My 15 yr old will stay in a filthy house and his dad will still never be there for him not to mention having to transfer to the worst school district in the state.


usually when people ask for help they want help not a response with bitterness and nasty comments but im guessing you were in a bad mood.

not all of us are pbfh as bio moms.........

i am just not willing to jump through any more hoops for my x and if the custody arrrangement gets changed it will all be changed and i guess he will just have to live with seeing the other 2 kids when he can arrange his schedule around the court order like normal nc fathers do.

rini

rini

I posted to you below also

but i guess i was just so totally blown away by your total lack of common decency.........

the only inconsistency in my household is the dad that only shows up when he feels like it.  Other kids are all fine and happy here.  


But of course because i put on my custodial mother hat today instead of the ncp step mom hat I would have to be totally at fault.

You did not have to read between the lines on my initial post you had to just actually read all of it........   I guess you missed the part about us contacting the dad for months and begging for help with the 15 yr old also.

If you reread my initial post you will also notice that it has never been modified and all of the information that you chose to ignore because of a simple typo was already there and that you just chose to act like a total %$#@$!  because i posted as a mom.

I assumed wrongly that for the most part people only got flamed here when they made statements that deliberately asked to be flamed.


my 15 yr old hates his step father and the other kids are doing fine so me thinks some of the problems might have to do with the kid having misplaced anger problems toward the wrong people.
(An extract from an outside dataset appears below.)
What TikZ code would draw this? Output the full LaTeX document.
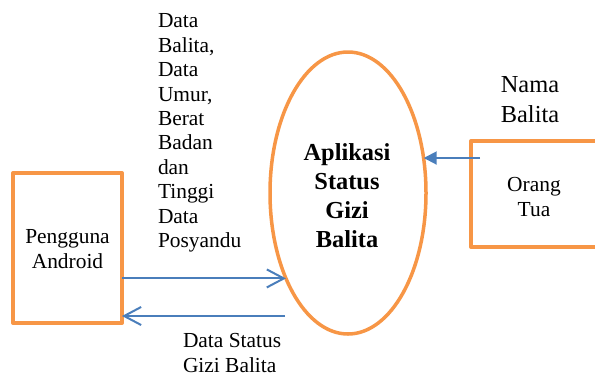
\documentclass[tikz,border=0pt]{standalone}
\usepackage{fontspec}
\setmainfont{Liberation Serif}
\usetikzlibrary{arrows.meta,shapes.geometric}
\definecolor{orng}{HTML}{F79646}
\definecolor{blu}{HTML}{4A7EBB}
\tikzset{
  entity/.style={draw=orng, line width=4bp, line join=round, inner sep=0pt, outer sep=0pt},
  proc/.style={ellipse, draw=orng, line width=3.5bp, inner sep=0pt, outer sep=0pt,
    minimum width=156bp, minimum height=282bp},
  lbl/.style={inner sep=0pt, outer sep=0pt, font=\fontsize{21.5}{24.5}\selectfont},
  bold/.style={inner sep=0pt, outer sep=0pt, align=center, font=\bfseries\fontsize{24.5}{29}\selectfont},
  flow/.style={draw=blu, line width=2bp, -{Straight Barb[length=17bp,width=18bp,line width=2bp]}},
  flowin/.style={draw=blu, line width=2bp, -{Triangle[length=13bp,width=13bp]}}
}
\begin{document}
\begin{tikzpicture}[x=1bp,y=-1bp]
\useasboundingbox (0,0) rectangle (595,377);
\node[entity, minimum width=109bp, minimum height=150bp] (lbox) at (67.5,248) {};
\node[entity, minimum width=127bp, minimum height=106bp] (rbox) at (534.5,194) {};
\node[proc] (ell) at (348,193) {};
\node[lbl, align=center, anchor=base] (tpeng) at (67.5,268) {Pengguna\\Android};
\node[lbl, align=center, anchor=base] (tortu) at (534,216) {Orang\\Tua};
\node[bold, anchor=base] (tapp) at (347,247) {Aplikasi\\Status\\Gizi\\Balita};
\node[lbl, align=left, anchor=base west] (lin) at (158,247.5) {Data\\Balita,\\Data\\Umur,\\Berat\\Badan\\dan\\Tinggi\\Data\\Posyandu};
\node[lbl, align=left, anchor=base west] (lout) at (183,372) {Data Status\\Gizi Balita};
\node[lbl, align=center, anchor=base, font=\fontsize{24.5}{30}\selectfont] (lnama) at (530,122) {Nama\\Balita};
\coordinate (a2s) at (285,316);
\coordinate (a3s) at (480,158);
\draw[flow] (lbox.east |- ell.234.8) -- (ell.234.8);
\draw[flow] (a2s) -- (lbox.east |- a2s);
\draw[flowin] (a3s) -- (ell.24.8 |- a3s);
\end{tikzpicture}
\end{document}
i am home all the time and MY God I leave to go to the freaking hospital and all of a sudden i am disrespectful and oh what else did you call me????? irresponsible.......  because my teenage son beats up his little sister and my husband smacks him after yelling at the kids for almost 4 hours to do something....and then the kid gets confrontationaL  ...... get my act together  what about the dad that son sooooooooo looks up to  .........      

I have prepared picnics for the ex and his gf (THE ONE HE LEFT ME FOR!!!!  by the way so i dont think im the problem...

perhaps part time dad needs to reinforce the respect that we should be recieving instead of allowing boy to get his own way AND REWARDING HIM WITH TREATS AND MOVIES WHEN HE DOES DECIDE TO SEE HIS KIDS WHEN HE CAN FIT IT IN.... but thats a part time parent for you...........  he is a part time parent by choice actually

thank you so very much for your wonderful post.  if i had not already been racking my brain and already blaming myself for coming home from the hospital 2 days early and sobbing 24 hours a day and blaming myself for leaving my kids for a few days to get treatment well i will sure make sure that i take time out and cry some more and blame myself now after your very enlightening spiteful spatter.